The Federal Communications Commission has tendered its budget request to Congress for fiscal year 2013. It’s asking for $346.8 million – a $7 million increase from FY 2012. The trades have highlighted the agency’s request for $2.5 million to replace and upgrade “direction finding and wireless monitoring equipment,” of which $1.1 million will be spent on eight custom field enforcement vehicles.

The Clear Channel-owned publication Inside Radio dubbed this an investment in “pirate-fighting funds.” Such sentiments have no basis in fact.

The Enforcement Bureau‘s proposed budget is $52.1 million, or 15% of the FCC’s total budget. It is the second-largest departmental line item in the agency (its chief administrative arm, the Office of Managing Director, takes the cake with an ask of just over $100 million). The $2.5 million request for new field enforcement gear represents just .7% of the agency’s total budget request.

$1.1 million will be used to purchase eight new field vehicles, which are “very specialized and include industrial computers, touch screen monitors, custom designed antennas, FCC-designed electronics, visual spectrum displays, and radio receivers.” The budget mentions that the vehicles are used to hunt pirate broadcasters, but it is not their primary function.

The FCC says these purchases “will replace existing [vehicles] that will be past their practical lifetime in FY 2013.” It made a similar request three years ago.
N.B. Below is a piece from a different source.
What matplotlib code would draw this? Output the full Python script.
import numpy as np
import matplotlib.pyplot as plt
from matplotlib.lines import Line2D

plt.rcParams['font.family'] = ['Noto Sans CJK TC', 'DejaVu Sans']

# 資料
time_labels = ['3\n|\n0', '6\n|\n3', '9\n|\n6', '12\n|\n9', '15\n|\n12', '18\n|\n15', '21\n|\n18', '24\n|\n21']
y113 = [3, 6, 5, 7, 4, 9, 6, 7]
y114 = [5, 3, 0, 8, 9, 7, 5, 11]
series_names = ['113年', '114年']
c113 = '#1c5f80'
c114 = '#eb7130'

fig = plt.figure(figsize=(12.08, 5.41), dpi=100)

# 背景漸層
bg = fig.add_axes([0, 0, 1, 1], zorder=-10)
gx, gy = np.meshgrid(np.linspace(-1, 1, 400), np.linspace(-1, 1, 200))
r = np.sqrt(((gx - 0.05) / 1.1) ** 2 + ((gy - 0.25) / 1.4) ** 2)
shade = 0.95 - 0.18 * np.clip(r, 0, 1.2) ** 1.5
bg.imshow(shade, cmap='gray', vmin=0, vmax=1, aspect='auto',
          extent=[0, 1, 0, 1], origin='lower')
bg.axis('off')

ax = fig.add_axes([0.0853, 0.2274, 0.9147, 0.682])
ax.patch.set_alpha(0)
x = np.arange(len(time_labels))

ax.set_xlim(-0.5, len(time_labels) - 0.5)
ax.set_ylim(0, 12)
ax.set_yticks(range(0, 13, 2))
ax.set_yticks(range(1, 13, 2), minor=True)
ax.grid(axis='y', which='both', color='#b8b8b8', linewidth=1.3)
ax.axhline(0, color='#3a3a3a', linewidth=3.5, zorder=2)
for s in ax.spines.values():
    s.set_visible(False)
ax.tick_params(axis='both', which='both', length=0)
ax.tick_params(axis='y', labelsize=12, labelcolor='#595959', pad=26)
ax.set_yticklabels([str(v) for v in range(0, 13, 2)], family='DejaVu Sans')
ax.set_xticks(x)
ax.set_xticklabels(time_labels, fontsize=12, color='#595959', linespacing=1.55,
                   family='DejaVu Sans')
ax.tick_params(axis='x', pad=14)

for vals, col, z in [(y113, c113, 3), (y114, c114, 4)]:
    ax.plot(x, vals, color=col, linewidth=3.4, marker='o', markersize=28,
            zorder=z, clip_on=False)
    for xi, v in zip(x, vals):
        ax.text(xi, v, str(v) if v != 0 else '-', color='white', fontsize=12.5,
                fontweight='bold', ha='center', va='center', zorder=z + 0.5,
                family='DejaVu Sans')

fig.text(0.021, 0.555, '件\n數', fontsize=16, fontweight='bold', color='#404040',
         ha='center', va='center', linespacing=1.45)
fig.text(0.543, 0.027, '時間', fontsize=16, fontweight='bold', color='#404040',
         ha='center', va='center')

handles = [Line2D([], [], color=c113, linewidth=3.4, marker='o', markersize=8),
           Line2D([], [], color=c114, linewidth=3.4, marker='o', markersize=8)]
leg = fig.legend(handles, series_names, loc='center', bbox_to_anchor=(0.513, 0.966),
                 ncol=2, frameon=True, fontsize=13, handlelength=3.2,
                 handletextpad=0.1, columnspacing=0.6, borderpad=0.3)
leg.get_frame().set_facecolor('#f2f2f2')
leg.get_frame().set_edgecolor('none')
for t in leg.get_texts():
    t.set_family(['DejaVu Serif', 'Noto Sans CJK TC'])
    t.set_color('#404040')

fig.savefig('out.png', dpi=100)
The agency characterizes much of the gear currently used in the field to analyze and track radio signals as “obsolete,” and while field offices “have obtained the highest priority equipment using allocated equipment funds…those funds have not compensated for the continued aging equipment, equipment that is no longer repairable and the fast-changing emerging technologies” which field agents need to do their jobs.

Ancillary data does not support any move on the FCC’s part to increase its pirate-hunting efforts. The Enforcement Bureau’s halfway through a two-year process of hiring some two dozen new employees, bringing its total workforce up to 299 (of which the vast majority work at headquarters). There’s long been concern about the aging of field staff, so some of this hiring is designed to bring in young blood – not a net growth of the field inspectorate.

Under the budget proposal’s performance goals, there is no specific mention of anti-pirate enforcement activities; the agency simply pledges to “[c]ontinue an aggressive program of inspections and investigations by agents in the field to help maximize compliance with the Commission’s licensing and technical requirements.”

In a nutshell, these are not unreasonable requests. Over the last few years, field enforcement activity has increasingly focused on finding and shutting down cell phone jammers and bi-directional amplifiers, cutting into the already busy schedule kept by field agents dealing with ersatz two-way radio systems run by the private sector, leaky cable TV networks, and the inspection of licensed broadcasters.

Relative to these efforts, pirate-hunting has been and will continue to be a low-priority item, as far as the FCC’s field resources are concerned. It’s been a slow 2012 so far – not as slow as last year, when unlicensed broadcast enforcement efforts plummeted, but certainly far off the pace of previous years.